> **Directions**:
Reproduce the full listing below unchanged, apart from the pictures.

[Entries with chart source code]
________
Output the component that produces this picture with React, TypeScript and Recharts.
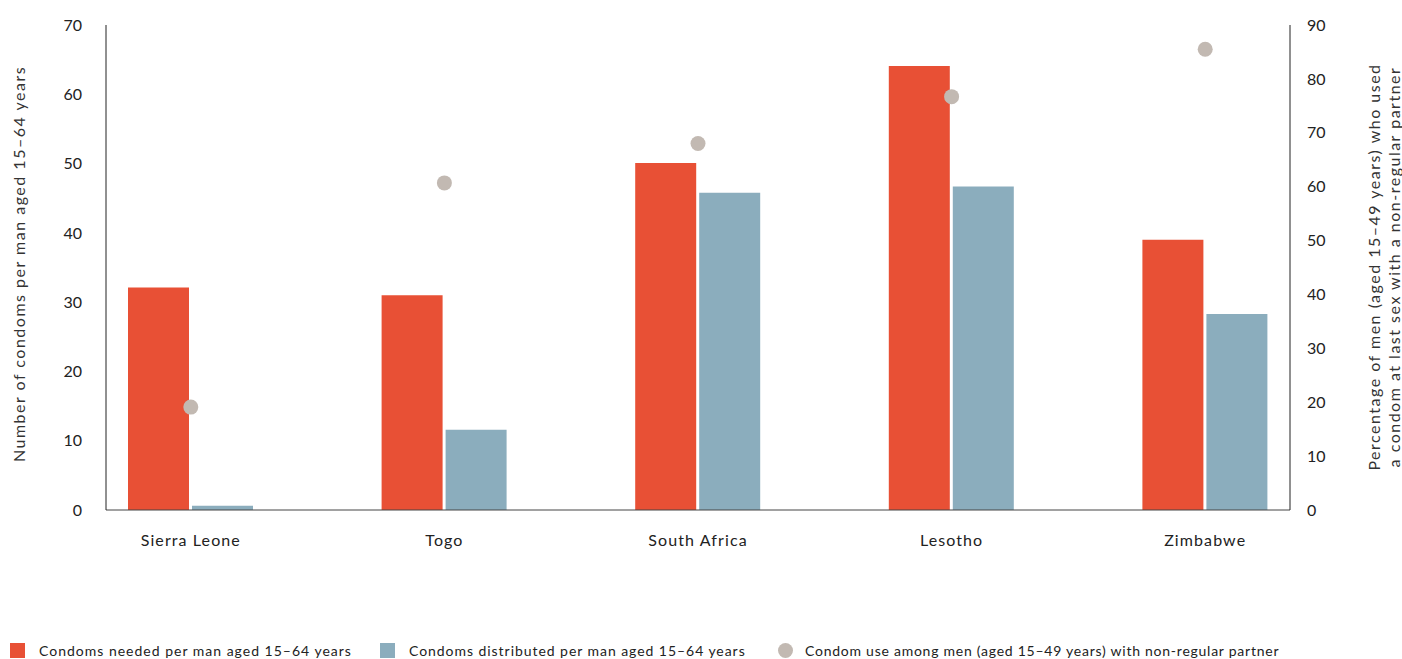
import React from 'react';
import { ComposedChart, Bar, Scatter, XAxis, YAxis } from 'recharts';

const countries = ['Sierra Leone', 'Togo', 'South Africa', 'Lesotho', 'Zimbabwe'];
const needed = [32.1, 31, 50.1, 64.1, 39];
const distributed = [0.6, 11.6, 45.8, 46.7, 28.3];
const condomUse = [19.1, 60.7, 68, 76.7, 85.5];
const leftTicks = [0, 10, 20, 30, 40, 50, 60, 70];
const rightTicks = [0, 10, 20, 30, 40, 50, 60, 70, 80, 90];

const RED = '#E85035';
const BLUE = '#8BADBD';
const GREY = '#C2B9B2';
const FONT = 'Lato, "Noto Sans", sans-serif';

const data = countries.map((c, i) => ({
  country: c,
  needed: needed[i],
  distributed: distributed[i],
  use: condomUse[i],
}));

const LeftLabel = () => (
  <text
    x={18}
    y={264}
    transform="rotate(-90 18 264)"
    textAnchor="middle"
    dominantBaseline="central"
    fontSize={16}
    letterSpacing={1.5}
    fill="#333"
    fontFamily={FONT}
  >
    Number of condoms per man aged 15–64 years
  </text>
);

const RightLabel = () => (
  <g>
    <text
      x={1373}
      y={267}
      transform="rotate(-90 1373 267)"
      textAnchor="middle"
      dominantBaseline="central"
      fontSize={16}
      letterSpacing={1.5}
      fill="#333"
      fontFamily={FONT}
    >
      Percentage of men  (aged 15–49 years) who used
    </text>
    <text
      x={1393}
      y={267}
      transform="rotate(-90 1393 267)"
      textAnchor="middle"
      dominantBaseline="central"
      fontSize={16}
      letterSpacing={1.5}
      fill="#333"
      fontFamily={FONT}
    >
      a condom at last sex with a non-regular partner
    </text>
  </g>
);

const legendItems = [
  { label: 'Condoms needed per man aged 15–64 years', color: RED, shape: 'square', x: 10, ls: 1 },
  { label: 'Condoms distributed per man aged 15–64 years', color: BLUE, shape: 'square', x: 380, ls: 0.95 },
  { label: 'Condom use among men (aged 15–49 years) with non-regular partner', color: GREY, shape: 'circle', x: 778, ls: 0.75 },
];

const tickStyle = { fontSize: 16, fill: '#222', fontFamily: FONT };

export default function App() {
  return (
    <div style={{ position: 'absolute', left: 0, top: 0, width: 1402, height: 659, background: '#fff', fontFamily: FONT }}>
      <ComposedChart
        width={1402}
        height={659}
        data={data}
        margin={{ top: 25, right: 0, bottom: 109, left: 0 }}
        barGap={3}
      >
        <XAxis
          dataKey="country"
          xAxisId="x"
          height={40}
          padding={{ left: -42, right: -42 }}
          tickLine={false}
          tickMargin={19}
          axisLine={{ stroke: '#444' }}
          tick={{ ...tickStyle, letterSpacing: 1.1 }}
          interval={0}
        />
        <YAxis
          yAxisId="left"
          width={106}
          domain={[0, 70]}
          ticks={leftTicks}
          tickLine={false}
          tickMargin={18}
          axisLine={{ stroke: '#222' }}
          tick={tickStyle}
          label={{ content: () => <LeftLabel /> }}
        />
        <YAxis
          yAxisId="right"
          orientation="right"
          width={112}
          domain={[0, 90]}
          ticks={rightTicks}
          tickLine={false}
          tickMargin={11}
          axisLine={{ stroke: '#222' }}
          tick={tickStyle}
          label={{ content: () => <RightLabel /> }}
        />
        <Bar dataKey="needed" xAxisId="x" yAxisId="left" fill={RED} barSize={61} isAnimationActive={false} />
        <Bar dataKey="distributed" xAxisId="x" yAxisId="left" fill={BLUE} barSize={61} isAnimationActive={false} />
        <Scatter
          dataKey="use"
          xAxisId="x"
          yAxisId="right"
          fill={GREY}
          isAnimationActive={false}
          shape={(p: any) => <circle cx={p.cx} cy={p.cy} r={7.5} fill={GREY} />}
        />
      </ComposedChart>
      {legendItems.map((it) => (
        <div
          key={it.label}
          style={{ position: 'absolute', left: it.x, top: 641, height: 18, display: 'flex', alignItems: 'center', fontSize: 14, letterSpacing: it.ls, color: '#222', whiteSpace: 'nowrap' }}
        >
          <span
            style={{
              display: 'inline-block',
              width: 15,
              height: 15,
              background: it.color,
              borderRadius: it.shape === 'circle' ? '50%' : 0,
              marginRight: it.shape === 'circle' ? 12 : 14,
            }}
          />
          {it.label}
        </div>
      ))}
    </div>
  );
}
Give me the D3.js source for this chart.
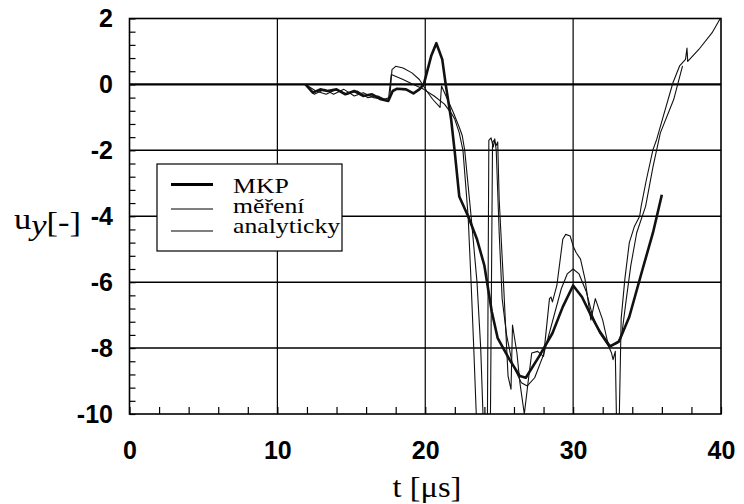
________
> **Task response**:
Output the component that produces this picture with React, TypeScript and Recharts.
import React from 'react';
import { ComposedChart, Bar, Scatter, XAxis, YAxis } from 'recharts';

const countries = ['Sierra Leone', 'Togo', 'South Africa', 'Lesotho', 'Zimbabwe'];
const needed = [32.1, 31, 50.1, 64.1, 39];
const distributed = [0.6, 11.6, 45.8, 46.7, 28.3];
const condomUse = [19.1, 60.7, 68, 76.7, 85.5];
const leftTicks = [0, 10, 20, 30, 40, 50, 60, 70];
const rightTicks = [0, 10, 20, 30, 40, 50, 60, 70, 80, 90];

const RED = '#E85035';
const BLUE = '#8BADBD';
const GREY = '#C2B9B2';
const FONT = 'Lato, "Noto Sans", sans-serif';

const data = countries.map((c, i) => ({
  country: c,
  needed: needed[i],
  distributed: distributed[i],
  use: condomUse[i],
}));

const LeftLabel = () => (
  <text
    x={18}
    y={264}
    transform="rotate(-90 18 264)"
    textAnchor="middle"
    dominantBaseline="central"
    fontSize={16}
    letterSpacing={1.5}
    fill="#333"
    fontFamily={FONT}
  >
    Number of condoms per man aged 15–64 years
  </text>
);

const RightLabel = () => (
  <g>
    <text
      x={1373}
      y={267}
      transform="rotate(-90 1373 267)"
      textAnchor="middle"
      dominantBaseline="central"
      fontSize={16}
      letterSpacing={1.5}
      fill="#333"
      fontFamily={FONT}
    >
      Percentage of men  (aged 15–49 years) who used
    </text>
    <text
      x={1393}
      y={267}
      transform="rotate(-90 1393 267)"
      textAnchor="middle"
      dominantBaseline="central"
      fontSize={16}
      letterSpacing={1.5}
      fill="#333"
      fontFamily={FONT}
    >
      a condom at last sex with a non-regular partner
    </text>
  </g>
);

const legendItems = [
  { label: 'Condoms needed per man aged 15–64 years', color: RED, shape: 'square', x: 10, ls: 1 },
  { label: 'Condoms distributed per man aged 15–64 years', color: BLUE, shape: 'square', x: 380, ls: 0.95 },
  { label: 'Condom use among men (aged 15–49 years) with non-regular partner', color: GREY, shape: 'circle', x: 778, ls: 0.75 },
];

const tickStyle = { fontSize: 16, fill: '#222', fontFamily: FONT };

export default function App() {
  return (
    <div style={{ position: 'absolute', left: 0, top: 0, width: 1402, height: 659, background: '#fff', fontFamily: FONT }}>
      <ComposedChart
        width={1402}
        height={659}
        data={data}
        margin={{ top: 25, right: 0, bottom: 109, left: 0 }}
        barGap={3}
      >
        <XAxis
          dataKey="country"
          xAxisId="x"
          height={40}
          padding={{ left: -42, right: -42 }}
          tickLine={false}
          tickMargin={19}
          axisLine={{ stroke: '#444' }}
          tick={{ ...tickStyle, letterSpacing: 1.1 }}
          interval={0}
        />
        <YAxis
          yAxisId="left"
          width={106}
          domain={[0, 70]}
          ticks={leftTicks}
          tickLine={false}
          tickMargin={18}
          axisLine={{ stroke: '#222' }}
          tick={tickStyle}
          label={{ content: () => <LeftLabel /> }}
        />
        <YAxis
          yAxisId="right"
          orientation="right"
          width={112}
          domain={[0, 90]}
          ticks={rightTicks}
          tickLine={false}
          tickMargin={11}
          axisLine={{ stroke: '#222' }}
          tick={tickStyle}
          label={{ content: () => <RightLabel /> }}
        />
        <Bar dataKey="needed" xAxisId="x" yAxisId="left" fill={RED} barSize={61} isAnimationActive={false} />
        <Bar dataKey="distributed" xAxisId="x" yAxisId="left" fill={BLUE} barSize={61} isAnimationActive={false} />
        <Scatter
          dataKey="use"
          xAxisId="x"
          yAxisId="right"
          fill={GREY}
          isAnimationActive={false}
          shape={(p: any) => <circle cx={p.cx} cy={p.cy} r={7.5} fill={GREY} />}
        />
      </ComposedChart>
      {legendItems.map((it) => (
        <div
          key={it.label}
          style={{ position: 'absolute', left: it.x, top: 641, height: 18, display: 'flex', alignItems: 'center', fontSize: 14, letterSpacing: it.ls, color: '#222', whiteSpace: 'nowrap' }}
        >
          <span
            style={{
              display: 'inline-block',
              width: 15,
              height: 15,
              background: it.color,
              borderRadius: it.shape === 'circle' ? '50%' : 0,
              marginRight: it.shape === 'circle' ? 12 : 14,
            }}
          />
          {it.label}
        </div>
      ))}
    </div>
  );
}
Give me the D3.js source for this chart.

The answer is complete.